Weapons examiners Lucien Haag and Michael Haag added in the August 2 report, “If the hammer had not been fully retracted to the rear, and were to slip from the handler’s thumb without the trigger depressed, the half cock or quarter cock notches in the hammer should have prevented the firing pin from reaching any cartridge in the firing chamber.”
Having made their displeasure on how the Rust probe was handled by local police and Santa Fe District Attorney Mary Carmack-Altwies known, whether the special prosecutors now make the move to refile charges against the much-sued Baldwin remains a wildcard even with the new report. “Charges against Mr. Baldwin are being considered but a final decision has not yet been made,” said special prosecutor Morrisey on August 16 after the Haags’ graphics and photography heavy report was submitted. “We won’t be pressured by Ms. Gutierrez’s attorneys or anyone else in this regard.”
Regardless of how that aspect of the case plays out, the already delayed criminal trial was rescheduled Monday from the end of this year to February 21, 2024. Gutierrez-Reed’s lawyer Jason Bowles had no comment on the latest date change when contacted by Deadline.

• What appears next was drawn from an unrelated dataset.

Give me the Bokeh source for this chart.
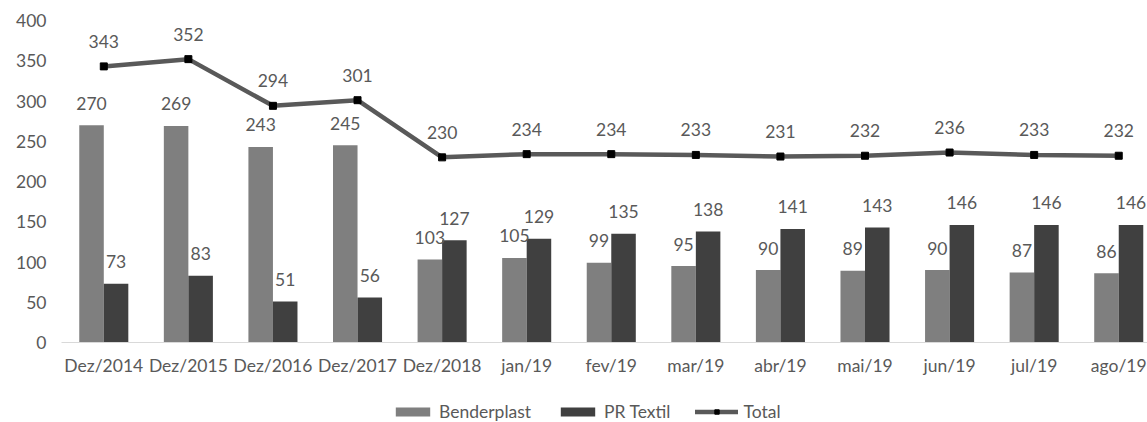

The reason given for the change was “scheduling issues” around witnesses, I hear from an individual close to the case. New Mexico District Court Judge Mary Marlowe Sommer has penciled in the criminal trial to run through March 6.
That will make it almost a year after a resurrected Rust production began filming in Montana with producer Baldwin back in front of the camera as retired gunslinger Harland Rust and Souza directing.
Completing production a few weeks later, Rust 2.0 saw widower and entertainment lawyer Matthew Hutchins join as an executive producer on both the feature film and a documentary about his wife. The EP role was part of Hutchins’ October 2022 legal settlement with Rust producers after he had filed filed a wrongful-death suit earlier that year.